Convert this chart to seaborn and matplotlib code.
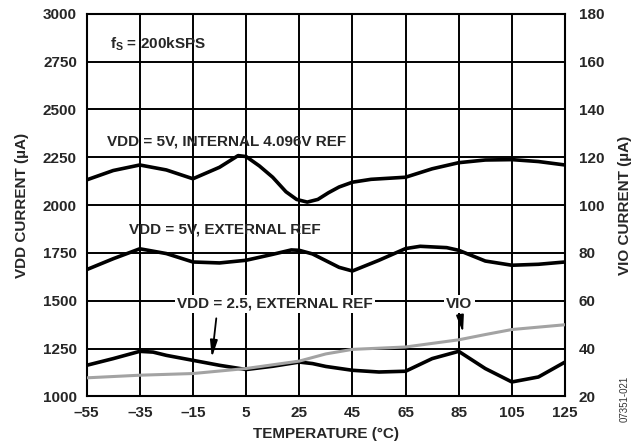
import numpy as np
import pandas as pd
import seaborn as sns
from matplotlib import pyplot as plt

# values (temperature in degC, current in uA)
temp_int = [-55, -45, -35, -25, -15, -5, 2, 5, 10, 15, 20, 24, 28, 32, 36, 40, 45, 52, 65, 75, 85, 95, 105, 115, 125]
vdd_int = [2132, 2181, 2210, 2184, 2138, 2198, 2259, 2254, 2205, 2146, 2070, 2030, 2016, 2030, 2065, 2095, 2120, 2135, 2146, 2190, 2222, 2236, 2238, 2228, 2210]

temp_ext = [-55, -45, -35, -25, -15, -5, 5, 15, 22, 25, 30, 35, 40, 45, 55, 65, 70.5, 80.5, 85, 95, 105, 115, 125]
vdd_ext = [1663, 1720, 1772, 1747, 1703, 1698, 1712, 1743, 1766, 1764, 1745, 1710, 1675, 1656, 1712, 1773, 1785, 1778, 1764, 1708, 1686, 1691, 1703]

temp_25 = [-55, -45, -35, -30, -25, -15, -5, 5, 15, 25, 30, 35, 45, 55, 65, 75, 85, 95, 105, 115, 125]
vdd_25 = [1163, 1198, 1236, 1232, 1215, 1189, 1163, 1141, 1158, 1180, 1172, 1157, 1137, 1128, 1132, 1198, 1236, 1146, 1076, 1102, 1180]

temp_vio = [-55, -35, -15, 5, 25, 35, 45, 65, 85, 95, 105, 125]
vio = [27.8, 28.9, 29.6, 31.7, 34.8, 37.8, 39.7, 40.7, 43.7, 45.9, 48.0, 50.0]

x_ticks = [-55, -35, -15, 5, 25, 45, 65, 85, 105, 125]
y_ticks = [1000, 1250, 1500, 1750, 2000, 2250, 2500, 2750, 3000]
y2_ticks = [20, 40, 60, 80, 100, 120, 140, 160, 180]

sns.set_style('white')
plt.rcParams['font.family'] = ['Liberation Sans', 'DejaVu Sans']
plt.rcParams['font.weight'] = 'bold'
plt.rcParams['mathtext.default'] = 'regular'

FS = 11

fig = plt.figure(figsize=(6.37, 4.46), dpi=100)
ax = fig.add_axes([0.136, 0.111, 0.751, 0.858])

df_int = pd.DataFrame({'temp': temp_int, 'cur': vdd_int})
df_ext = pd.DataFrame({'temp': temp_ext, 'cur': vdd_ext})
df_25 = pd.DataFrame({'temp': temp_25, 'cur': vdd_25})
df_vio = pd.DataFrame({'temp': temp_vio, 'cur': vio})

# grid as line collections at the tick values
ax.hlines(y_ticks, x_ticks[0], x_ticks[-1], colors='black', linewidths=1.4, zorder=3)
ax.vlines(x_ticks, y_ticks[0], y_ticks[-1], colors='black', linewidths=1.4, zorder=3)

for d in (df_int, df_ext, df_25):
    sns.lineplot(x='temp', y='cur', data=d, ax=ax, color='black', lw=2.6, zorder=4)

ax.set_xlim(-55, 125)
ax.set_ylim(1000, 3000)
ax.set_xticks(x_ticks)
ax.set_xticklabels([str(t).replace('-', '\u2013') for t in x_ticks])
ax.set_yticks(y_ticks)
ax.tick_params(length=0, labelsize=FS, pad=7)
for s in ax.spines.values():
    s.set_edgecolor('black')
    s.set_linewidth(1.5)
ax.set_xlabel('TEMPERATURE (°C)', fontsize=FS, fontweight='bold', labelpad=5)
ax.set_ylabel('VDD CURRENT (µA)', fontsize=FS, fontweight='bold', labelpad=10)

ax2 = ax.twinx()
sns.lineplot(x='temp', y='cur', data=df_vio, ax=ax2, color='#a3a3a3', lw=2.2, zorder=2)
ax2.set_ylim(20, 180)
ax2.set_yticks(y2_ticks)
ax2.tick_params(length=0, labelsize=FS, pad=10)
ax2.set_ylabel('VIO CURRENT (µA)', fontsize=FS, fontweight='bold', labelpad=10)
for s in ax2.spines.values():
    s.set_visible(False)

# annotations (placed in VDD axis coordinates)
ax2.text(-46.3, 2840, 'f$_S$ = 200kSPS', transform=ax.transData, fontsize=FS,
         fontweight='bold', va='center', ha='left')
ax2.text(-47.5, 2333, 'VDD = 5V, INTERNAL 4.096V REF', transform=ax.transData,
         fontsize=FS, fontweight='bold', va='center', ha='left')
ax2.text(-39, 1871, 'VDD = 5V, EXTERNAL REF', transform=ax.transData,
         fontsize=FS, fontweight='bold', va='center', ha='left')
ax2.text(-21, 1484, 'VDD = 2.5, EXTERNAL REF', transform=ax.transData,
         fontsize=FS, fontweight='bold', va='center', ha='left', zorder=5,
         bbox=dict(facecolor='white', edgecolor='none', pad=1.5))
ax2.text(85.2, 1484, 'VIO', transform=ax.transData, fontsize=FS,
         fontweight='bold', va='center', ha='center', zorder=5,
         bbox=dict(facecolor='white', edgecolor='none', pad=1.5))

arrow = dict(arrowstyle='-|>,head_length=1.0,head_width=0.22', color='black', lw=1.3)
ax2.annotate('', xy=(-8.0, 1189), xytext=(-6.1, 1423), xycoords=ax.transData,
             textcoords=ax.transData, arrowprops=arrow, zorder=6)
ax2.annotate('', xy=(86.8, 1319), xytext=(85.3, 1441), xycoords=ax.transData,
             textcoords=ax.transData, arrowprops=arrow, zorder=6)

fig.text(0.981, 0.105, '07351-021', rotation=90, fontsize=7, fontweight='normal',
         color='#333333', ha='center', va='center')

fig.savefig('out.png', dpi=100)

EXERCISE DIRECTIONS: Repeat the listing above up to and including the line with "1686, 1691, 1703]", starting from its first line. Drop any pictures.

WRITTEN RESPONSE:
Convert this chart to seaborn and matplotlib code.
import numpy as np
import pandas as pd
import seaborn as sns
from matplotlib import pyplot as plt

# values (temperature in degC, current in uA)
temp_int = [-55, -45, -35, -25, -15, -5, 2, 5, 10, 15, 20, 24, 28, 32, 36, 40, 45, 52, 65, 75, 85, 95, 105, 115, 125]
vdd_int = [2132, 2181, 2210, 2184, 2138, 2198, 2259, 2254, 2205, 2146, 2070, 2030, 2016, 2030, 2065, 2095, 2120, 2135, 2146, 2190, 2222, 2236, 2238, 2228, 2210]

temp_ext = [-55, -45, -35, -25, -15, -5, 5, 15, 22, 25, 30, 35, 40, 45, 55, 65, 70.5, 80.5, 85, 95, 105, 115, 125]
vdd_ext = [1663, 1720, 1772, 1747, 1703, 1698, 1712, 1743, 1766, 1764, 1745, 1710, 1675, 1656, 1712, 1773, 1785, 1778, 1764, 1708, 1686, 1691, 1703]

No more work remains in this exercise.